Work to do:
From the listing below, copy only the lines running from the line that contains "Recreate this image" to the line that contains "(0,0) rectangle (1058,1569);", both included.

Dataset entries:

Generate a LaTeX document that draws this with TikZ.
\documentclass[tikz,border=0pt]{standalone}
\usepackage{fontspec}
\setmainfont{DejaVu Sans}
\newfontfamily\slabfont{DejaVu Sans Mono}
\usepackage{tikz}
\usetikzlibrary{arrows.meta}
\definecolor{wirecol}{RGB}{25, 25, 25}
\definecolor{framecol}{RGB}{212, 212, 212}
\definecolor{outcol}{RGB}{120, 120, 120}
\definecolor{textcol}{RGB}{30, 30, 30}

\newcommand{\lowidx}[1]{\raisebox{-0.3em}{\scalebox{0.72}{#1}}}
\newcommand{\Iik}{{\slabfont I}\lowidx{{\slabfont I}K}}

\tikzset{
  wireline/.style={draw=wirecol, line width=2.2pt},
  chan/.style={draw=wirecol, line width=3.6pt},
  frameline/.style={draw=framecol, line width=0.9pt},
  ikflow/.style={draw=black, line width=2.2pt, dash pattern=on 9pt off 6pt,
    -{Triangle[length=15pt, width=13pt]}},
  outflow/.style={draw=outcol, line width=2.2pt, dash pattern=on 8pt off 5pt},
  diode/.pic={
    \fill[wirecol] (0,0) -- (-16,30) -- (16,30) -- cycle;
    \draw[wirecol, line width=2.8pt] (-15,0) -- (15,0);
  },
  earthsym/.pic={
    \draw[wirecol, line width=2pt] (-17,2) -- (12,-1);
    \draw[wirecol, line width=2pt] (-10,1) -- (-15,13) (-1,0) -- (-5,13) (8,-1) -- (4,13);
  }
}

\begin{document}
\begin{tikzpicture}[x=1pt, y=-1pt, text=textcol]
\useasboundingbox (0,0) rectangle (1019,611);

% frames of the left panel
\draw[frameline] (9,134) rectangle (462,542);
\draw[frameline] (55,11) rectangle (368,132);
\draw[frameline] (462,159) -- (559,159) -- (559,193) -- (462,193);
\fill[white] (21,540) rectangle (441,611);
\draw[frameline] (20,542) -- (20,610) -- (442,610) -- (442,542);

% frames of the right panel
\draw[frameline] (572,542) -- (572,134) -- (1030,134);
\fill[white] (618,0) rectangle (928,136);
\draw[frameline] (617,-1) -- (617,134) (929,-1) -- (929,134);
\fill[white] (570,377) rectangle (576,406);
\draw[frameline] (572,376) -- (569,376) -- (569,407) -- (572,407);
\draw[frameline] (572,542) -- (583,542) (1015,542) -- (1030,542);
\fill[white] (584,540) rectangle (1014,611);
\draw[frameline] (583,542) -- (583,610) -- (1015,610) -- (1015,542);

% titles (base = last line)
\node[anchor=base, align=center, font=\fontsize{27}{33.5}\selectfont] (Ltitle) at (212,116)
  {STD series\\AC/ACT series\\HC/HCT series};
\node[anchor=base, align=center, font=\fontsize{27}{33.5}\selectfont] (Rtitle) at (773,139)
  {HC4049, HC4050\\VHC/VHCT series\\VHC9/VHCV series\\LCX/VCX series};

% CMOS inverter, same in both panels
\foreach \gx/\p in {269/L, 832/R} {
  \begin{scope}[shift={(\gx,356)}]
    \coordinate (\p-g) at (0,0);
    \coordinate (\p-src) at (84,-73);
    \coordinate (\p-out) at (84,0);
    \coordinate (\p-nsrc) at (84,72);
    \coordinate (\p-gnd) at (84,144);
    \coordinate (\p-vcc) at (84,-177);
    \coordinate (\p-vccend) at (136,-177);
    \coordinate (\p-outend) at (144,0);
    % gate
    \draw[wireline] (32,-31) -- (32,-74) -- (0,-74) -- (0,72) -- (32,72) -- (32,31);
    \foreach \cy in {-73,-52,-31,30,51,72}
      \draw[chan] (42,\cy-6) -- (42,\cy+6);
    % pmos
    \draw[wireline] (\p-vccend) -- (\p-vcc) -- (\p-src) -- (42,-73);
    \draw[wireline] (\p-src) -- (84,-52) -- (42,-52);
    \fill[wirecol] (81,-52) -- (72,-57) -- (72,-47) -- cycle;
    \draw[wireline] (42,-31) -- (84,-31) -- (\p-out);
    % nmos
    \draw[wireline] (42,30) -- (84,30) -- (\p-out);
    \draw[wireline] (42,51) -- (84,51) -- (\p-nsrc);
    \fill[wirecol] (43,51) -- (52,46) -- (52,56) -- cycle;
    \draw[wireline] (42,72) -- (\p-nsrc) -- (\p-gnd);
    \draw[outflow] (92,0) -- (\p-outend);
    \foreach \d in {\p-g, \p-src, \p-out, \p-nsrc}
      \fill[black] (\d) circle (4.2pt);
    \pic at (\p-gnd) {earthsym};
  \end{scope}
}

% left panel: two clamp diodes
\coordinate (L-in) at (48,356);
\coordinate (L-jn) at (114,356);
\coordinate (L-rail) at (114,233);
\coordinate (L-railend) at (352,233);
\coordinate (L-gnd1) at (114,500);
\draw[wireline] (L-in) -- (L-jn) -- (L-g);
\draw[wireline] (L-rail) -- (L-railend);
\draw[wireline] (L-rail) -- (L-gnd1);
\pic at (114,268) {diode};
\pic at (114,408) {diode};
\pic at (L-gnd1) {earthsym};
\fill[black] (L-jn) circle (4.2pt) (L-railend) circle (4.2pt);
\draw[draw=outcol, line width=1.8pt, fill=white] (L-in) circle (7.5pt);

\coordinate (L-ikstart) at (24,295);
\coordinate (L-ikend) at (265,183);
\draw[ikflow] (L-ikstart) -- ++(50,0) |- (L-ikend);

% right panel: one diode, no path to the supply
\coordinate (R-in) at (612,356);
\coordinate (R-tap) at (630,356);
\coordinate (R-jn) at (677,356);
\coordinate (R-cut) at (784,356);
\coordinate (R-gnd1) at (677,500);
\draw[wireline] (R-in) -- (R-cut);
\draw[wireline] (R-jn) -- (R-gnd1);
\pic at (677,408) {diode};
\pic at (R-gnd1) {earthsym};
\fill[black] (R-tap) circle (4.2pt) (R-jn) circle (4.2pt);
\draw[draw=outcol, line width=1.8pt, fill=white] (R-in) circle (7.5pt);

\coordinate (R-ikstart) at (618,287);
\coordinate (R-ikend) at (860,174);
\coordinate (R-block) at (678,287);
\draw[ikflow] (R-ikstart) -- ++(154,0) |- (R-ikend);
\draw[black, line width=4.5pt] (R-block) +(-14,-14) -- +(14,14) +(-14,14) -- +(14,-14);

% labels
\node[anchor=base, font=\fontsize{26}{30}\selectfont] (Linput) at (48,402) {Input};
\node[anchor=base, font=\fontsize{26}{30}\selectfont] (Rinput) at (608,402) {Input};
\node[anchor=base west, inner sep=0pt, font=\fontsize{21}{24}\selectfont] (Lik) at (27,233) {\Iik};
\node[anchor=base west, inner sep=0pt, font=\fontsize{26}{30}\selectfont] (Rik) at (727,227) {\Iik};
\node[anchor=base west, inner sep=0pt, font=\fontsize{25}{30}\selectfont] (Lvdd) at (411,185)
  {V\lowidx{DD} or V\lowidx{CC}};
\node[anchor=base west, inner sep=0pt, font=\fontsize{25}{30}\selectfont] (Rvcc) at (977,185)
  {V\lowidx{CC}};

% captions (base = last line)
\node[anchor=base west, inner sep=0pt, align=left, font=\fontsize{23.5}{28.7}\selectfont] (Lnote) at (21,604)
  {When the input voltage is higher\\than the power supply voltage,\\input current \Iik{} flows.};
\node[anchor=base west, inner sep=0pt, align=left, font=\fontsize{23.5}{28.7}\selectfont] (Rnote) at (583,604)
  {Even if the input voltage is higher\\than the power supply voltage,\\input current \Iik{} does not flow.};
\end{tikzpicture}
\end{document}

...

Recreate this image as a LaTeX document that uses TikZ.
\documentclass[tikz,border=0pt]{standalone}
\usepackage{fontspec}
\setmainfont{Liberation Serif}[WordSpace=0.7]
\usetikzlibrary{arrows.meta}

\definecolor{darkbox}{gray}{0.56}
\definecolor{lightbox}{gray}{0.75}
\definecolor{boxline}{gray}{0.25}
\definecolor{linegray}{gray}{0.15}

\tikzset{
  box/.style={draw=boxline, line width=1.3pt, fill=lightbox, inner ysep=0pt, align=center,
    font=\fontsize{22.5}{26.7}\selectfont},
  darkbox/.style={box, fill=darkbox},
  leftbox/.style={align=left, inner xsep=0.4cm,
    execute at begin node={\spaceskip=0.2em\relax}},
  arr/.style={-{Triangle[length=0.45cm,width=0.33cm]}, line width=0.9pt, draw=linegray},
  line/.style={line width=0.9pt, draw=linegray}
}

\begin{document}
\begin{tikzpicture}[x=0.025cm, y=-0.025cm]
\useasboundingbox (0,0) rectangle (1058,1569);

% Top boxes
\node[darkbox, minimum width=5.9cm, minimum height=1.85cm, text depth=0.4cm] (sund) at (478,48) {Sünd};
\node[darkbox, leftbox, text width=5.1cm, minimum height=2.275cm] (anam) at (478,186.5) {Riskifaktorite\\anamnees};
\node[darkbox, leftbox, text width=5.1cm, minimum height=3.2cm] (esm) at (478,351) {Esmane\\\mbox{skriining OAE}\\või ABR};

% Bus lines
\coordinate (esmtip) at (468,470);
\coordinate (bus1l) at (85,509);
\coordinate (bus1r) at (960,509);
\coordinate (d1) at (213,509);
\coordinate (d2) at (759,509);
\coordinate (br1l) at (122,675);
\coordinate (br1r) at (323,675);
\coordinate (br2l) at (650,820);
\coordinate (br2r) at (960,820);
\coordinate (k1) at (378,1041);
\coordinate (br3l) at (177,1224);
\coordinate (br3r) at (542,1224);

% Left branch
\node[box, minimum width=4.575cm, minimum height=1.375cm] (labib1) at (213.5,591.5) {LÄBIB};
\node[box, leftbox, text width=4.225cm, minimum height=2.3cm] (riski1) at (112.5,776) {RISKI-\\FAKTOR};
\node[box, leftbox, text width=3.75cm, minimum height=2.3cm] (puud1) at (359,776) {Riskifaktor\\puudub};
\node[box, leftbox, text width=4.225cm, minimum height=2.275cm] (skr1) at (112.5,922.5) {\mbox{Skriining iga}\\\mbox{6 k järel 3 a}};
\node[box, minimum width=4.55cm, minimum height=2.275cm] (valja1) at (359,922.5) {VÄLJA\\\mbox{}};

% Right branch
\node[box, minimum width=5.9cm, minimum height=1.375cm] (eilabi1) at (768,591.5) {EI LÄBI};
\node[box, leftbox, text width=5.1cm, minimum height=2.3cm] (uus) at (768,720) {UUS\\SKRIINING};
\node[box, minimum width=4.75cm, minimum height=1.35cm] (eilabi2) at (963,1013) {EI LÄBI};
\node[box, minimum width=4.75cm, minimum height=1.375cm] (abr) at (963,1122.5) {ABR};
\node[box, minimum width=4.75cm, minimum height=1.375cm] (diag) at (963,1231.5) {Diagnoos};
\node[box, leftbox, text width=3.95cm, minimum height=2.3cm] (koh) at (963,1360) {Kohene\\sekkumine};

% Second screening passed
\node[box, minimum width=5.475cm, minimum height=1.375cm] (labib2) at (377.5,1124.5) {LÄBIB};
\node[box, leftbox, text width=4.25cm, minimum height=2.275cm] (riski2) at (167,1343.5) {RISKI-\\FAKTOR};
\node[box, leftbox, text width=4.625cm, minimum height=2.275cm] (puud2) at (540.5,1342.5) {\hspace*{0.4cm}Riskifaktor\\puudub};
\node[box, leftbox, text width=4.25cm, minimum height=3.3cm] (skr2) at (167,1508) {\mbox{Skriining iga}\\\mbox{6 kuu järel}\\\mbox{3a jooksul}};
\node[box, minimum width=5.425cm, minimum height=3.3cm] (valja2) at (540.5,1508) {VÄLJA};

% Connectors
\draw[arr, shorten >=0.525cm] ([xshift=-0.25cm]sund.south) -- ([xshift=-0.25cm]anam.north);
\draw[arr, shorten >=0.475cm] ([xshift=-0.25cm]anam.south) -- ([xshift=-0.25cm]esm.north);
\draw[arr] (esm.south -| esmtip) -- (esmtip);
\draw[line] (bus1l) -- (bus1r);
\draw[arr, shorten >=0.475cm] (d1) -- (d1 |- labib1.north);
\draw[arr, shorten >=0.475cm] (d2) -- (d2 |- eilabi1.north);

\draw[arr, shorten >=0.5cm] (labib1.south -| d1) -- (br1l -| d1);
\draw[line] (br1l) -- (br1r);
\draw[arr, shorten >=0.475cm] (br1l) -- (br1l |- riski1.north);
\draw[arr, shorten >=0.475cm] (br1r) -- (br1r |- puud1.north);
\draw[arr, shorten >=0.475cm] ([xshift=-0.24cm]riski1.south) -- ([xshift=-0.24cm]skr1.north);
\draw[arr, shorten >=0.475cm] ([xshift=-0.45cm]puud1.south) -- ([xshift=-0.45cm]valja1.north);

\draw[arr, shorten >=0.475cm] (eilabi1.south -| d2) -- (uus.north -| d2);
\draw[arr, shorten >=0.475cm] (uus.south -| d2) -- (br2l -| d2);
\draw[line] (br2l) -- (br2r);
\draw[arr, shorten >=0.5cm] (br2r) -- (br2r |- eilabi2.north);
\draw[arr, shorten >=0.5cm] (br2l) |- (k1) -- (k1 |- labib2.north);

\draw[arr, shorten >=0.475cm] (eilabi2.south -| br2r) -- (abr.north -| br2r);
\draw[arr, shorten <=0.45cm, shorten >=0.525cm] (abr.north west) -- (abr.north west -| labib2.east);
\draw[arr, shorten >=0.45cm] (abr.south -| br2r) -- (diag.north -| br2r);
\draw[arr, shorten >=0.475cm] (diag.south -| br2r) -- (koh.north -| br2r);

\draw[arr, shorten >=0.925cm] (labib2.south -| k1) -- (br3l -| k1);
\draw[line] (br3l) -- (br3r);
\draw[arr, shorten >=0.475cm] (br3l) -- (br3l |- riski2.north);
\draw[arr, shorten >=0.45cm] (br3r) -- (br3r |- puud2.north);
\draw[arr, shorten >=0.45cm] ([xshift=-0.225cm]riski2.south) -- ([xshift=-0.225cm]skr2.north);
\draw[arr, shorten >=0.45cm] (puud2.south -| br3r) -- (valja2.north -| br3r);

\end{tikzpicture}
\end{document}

---

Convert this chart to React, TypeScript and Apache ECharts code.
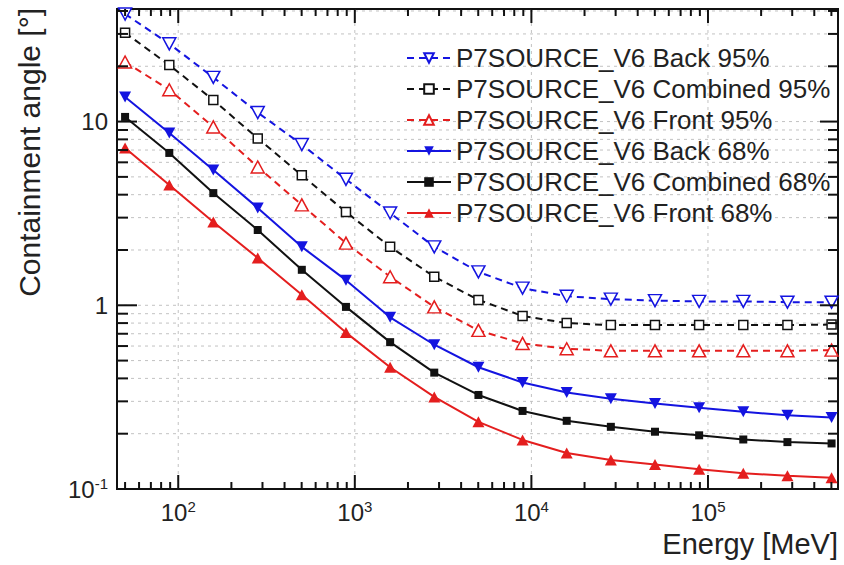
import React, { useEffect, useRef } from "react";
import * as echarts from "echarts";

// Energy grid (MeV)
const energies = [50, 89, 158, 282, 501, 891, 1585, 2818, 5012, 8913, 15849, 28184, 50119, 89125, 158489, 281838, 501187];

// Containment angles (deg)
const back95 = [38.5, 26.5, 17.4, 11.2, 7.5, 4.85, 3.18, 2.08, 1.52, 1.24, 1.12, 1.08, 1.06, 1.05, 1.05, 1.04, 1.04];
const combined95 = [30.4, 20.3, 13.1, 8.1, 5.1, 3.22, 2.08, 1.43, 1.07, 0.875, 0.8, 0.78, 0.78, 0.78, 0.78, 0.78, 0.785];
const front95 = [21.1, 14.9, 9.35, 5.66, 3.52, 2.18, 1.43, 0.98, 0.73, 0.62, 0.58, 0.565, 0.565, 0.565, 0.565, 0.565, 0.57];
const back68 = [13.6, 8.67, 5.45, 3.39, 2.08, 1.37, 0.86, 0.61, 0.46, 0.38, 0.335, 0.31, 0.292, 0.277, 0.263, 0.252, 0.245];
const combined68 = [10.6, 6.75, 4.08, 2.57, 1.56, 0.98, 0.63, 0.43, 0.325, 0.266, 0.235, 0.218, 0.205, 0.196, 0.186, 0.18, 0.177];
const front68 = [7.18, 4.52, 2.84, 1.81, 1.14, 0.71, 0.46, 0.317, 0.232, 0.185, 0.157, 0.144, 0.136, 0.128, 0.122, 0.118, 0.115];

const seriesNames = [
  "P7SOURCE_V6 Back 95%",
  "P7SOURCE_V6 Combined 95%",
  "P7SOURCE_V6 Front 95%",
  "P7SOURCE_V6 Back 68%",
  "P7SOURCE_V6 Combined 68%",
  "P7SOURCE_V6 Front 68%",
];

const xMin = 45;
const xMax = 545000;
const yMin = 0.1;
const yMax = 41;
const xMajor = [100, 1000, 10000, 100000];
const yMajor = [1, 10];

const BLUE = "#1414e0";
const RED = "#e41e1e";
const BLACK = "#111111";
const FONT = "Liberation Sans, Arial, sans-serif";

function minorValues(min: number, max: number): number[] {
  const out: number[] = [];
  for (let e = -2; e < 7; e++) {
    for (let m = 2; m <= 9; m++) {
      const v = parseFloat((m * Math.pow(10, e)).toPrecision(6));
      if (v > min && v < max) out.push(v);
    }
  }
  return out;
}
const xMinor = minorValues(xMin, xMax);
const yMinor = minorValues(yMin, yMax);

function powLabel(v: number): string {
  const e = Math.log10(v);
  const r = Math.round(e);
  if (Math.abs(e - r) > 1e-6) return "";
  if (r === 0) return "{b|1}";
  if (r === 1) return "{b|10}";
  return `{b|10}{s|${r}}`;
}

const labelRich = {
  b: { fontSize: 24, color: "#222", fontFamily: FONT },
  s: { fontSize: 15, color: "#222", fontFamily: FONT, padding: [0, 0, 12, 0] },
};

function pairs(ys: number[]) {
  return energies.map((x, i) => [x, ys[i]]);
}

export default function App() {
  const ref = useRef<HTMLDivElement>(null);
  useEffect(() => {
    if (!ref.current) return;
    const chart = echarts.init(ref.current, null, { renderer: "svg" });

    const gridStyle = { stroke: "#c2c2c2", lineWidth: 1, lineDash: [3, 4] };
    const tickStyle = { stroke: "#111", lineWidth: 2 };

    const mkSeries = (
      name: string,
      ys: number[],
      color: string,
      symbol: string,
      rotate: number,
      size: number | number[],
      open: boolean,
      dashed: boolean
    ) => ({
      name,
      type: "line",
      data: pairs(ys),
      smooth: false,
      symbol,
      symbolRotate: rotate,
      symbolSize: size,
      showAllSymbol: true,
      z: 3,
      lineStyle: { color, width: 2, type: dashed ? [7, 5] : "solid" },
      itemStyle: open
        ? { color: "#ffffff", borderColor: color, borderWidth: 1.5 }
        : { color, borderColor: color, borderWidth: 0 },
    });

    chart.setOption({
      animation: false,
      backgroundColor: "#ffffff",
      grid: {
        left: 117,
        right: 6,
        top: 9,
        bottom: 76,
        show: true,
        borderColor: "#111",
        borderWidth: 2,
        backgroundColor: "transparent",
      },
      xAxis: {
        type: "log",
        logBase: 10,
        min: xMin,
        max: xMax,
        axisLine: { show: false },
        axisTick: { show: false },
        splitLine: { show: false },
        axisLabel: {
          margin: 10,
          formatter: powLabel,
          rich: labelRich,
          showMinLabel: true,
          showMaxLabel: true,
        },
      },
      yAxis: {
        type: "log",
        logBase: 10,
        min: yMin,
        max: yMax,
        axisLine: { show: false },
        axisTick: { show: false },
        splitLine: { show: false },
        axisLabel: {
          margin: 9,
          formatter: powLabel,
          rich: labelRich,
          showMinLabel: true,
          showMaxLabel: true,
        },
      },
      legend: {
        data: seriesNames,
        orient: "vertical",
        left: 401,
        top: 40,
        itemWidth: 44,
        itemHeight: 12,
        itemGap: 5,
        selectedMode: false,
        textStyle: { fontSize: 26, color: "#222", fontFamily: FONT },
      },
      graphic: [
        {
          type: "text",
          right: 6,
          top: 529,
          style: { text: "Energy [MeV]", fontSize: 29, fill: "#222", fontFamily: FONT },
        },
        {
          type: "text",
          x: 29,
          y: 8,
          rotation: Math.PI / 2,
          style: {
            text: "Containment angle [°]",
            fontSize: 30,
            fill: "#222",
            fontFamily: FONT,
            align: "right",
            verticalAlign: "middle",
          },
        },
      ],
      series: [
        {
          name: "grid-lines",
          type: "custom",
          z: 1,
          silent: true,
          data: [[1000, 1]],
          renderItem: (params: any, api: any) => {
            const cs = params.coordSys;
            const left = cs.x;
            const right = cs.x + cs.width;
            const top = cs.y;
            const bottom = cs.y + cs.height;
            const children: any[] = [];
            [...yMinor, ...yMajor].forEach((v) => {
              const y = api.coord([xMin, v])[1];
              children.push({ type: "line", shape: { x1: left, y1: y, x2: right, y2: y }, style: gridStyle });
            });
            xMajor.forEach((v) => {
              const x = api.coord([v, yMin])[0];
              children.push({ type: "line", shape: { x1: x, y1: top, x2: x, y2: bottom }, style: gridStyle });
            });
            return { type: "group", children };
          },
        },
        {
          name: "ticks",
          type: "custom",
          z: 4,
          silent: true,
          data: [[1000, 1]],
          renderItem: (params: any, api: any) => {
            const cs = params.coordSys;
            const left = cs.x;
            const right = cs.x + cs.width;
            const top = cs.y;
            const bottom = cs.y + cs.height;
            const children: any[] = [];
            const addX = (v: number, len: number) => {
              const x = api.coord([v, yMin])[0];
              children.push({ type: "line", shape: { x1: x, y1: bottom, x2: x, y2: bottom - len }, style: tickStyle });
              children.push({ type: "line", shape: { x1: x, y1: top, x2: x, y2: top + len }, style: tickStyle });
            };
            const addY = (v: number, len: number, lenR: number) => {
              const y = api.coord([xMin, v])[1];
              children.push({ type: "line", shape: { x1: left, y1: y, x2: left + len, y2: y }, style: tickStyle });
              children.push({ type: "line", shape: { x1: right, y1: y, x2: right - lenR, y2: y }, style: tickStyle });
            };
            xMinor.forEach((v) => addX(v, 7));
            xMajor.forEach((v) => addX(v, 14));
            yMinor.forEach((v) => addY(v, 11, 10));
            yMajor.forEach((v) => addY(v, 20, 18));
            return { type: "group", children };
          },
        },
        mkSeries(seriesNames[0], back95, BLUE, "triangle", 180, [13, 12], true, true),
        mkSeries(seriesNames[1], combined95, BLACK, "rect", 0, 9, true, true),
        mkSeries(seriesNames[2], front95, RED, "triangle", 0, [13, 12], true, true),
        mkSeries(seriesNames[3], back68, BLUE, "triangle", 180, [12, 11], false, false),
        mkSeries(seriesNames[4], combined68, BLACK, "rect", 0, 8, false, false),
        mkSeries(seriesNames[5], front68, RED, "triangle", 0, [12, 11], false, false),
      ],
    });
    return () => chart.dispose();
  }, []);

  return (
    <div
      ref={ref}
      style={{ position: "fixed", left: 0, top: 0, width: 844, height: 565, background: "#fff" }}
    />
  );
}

Final result:
Recreate this image as a LaTeX document that uses TikZ.
\documentclass[tikz,border=0pt]{standalone}
\usepackage{fontspec}
\setmainfont{Liberation Serif}[WordSpace=0.7]
\usetikzlibrary{arrows.meta}

\definecolor{darkbox}{gray}{0.56}
\definecolor{lightbox}{gray}{0.75}
\definecolor{boxline}{gray}{0.25}
\definecolor{linegray}{gray}{0.15}

\tikzset{
  box/.style={draw=boxline, line width=1.3pt, fill=lightbox, inner ysep=0pt, align=center,
    font=\fontsize{22.5}{26.7}\selectfont},
  darkbox/.style={box, fill=darkbox},
  leftbox/.style={align=left, inner xsep=0.4cm,
    execute at begin node={\spaceskip=0.2em\relax}},
  arr/.style={-{Triangle[length=0.45cm,width=0.33cm]}, line width=0.9pt, draw=linegray},
  line/.style={line width=0.9pt, draw=linegray}
}

\begin{document}
\begin{tikzpicture}[x=0.025cm, y=-0.025cm]
\useasboundingbox (0,0) rectangle (1058,1569);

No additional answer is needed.